Trump publicly announced he’d attend the White House Correspondents’ Dinner on March 2. Five weeks later, on April 6, Allen booked his Hilton room for three nights, under his own name. Seven weeks of premeditation.
On April 21, Allen boarded an Amtrak train in Los Angeles, embarking on a four-day train ride that’s not within the typical expenditure for someone like Allen. He told his parents he had a job interview. It’s unclear how he paid for the trip.

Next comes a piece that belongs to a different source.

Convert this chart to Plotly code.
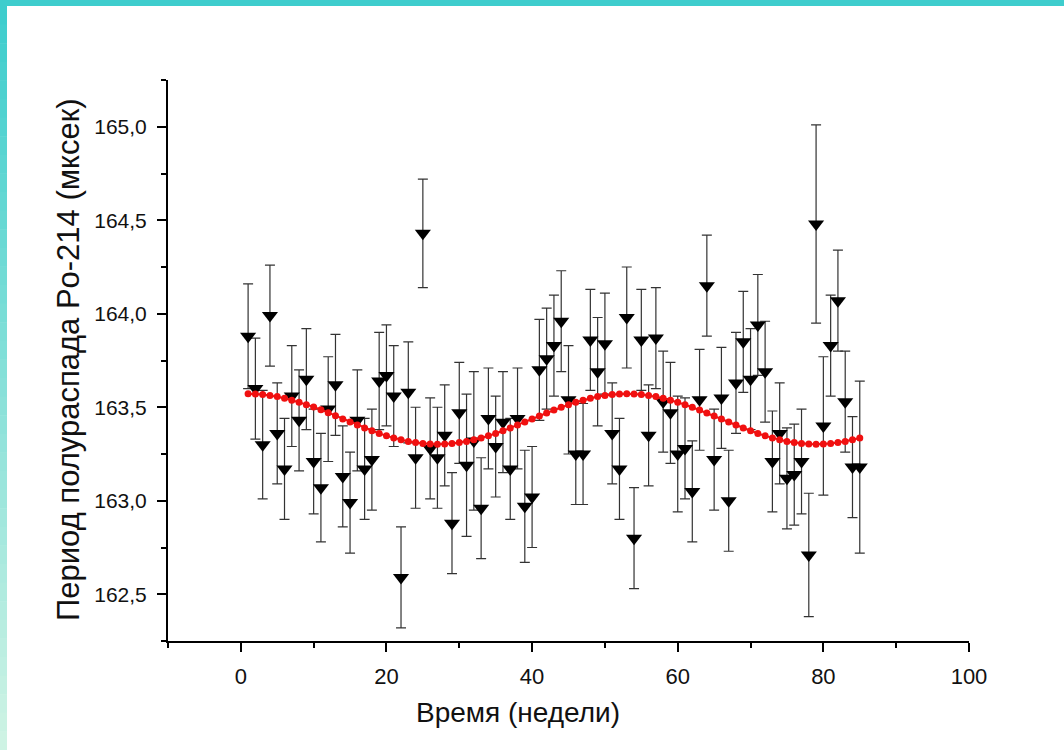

He checked into the Hilton with two firearms — both legally bought, both registered to his name. The FBI affidavit cites Amtrak’s travel records as evidence. It does not list a firearms-declaration form. Either Allen traveled four days unscreened, or the federal government left the paperwork out.
Allen flagged the security vacuum himself. In his e-mailed ‘manifesto’: “I expected security cameras at every bend, bugged hotel rooms, armed agents every 10 feet… What I got (who knows, maybe they’re pranking me!) is nothing.” This is a guy who built drone surveillance for the military. He knew what real surveillance looked like—and saw none of it. Why would he think he was being pranked, and by whom?
The dinner was in the International Ballroom—deep underground, multiple service entrances. The main lobby and elevators stayed open. Reporters called the place wide open. Allen, up on the tenth floor, took the staff stairwell down with his guns in a black bag. But instead of any number of unscreened paths, he walked straight to the magnetometer line—the only screened entrance—and charged, openly, long gun in hand. That’s not a plan of a man intending to commit murder. It’s a plan that almost certainly guarantees his own death.
What makes his decision to access via the magnetometer even weirder is that he didn’t need to. According to Aaron Parnas, a Hilton guest reported that the key card system was disabled the evening of the dinner and the hours leading up to it. Anyone could ride to any floor unscreened. Parnas tested the elevator key cards the next day — and it functioned as expected.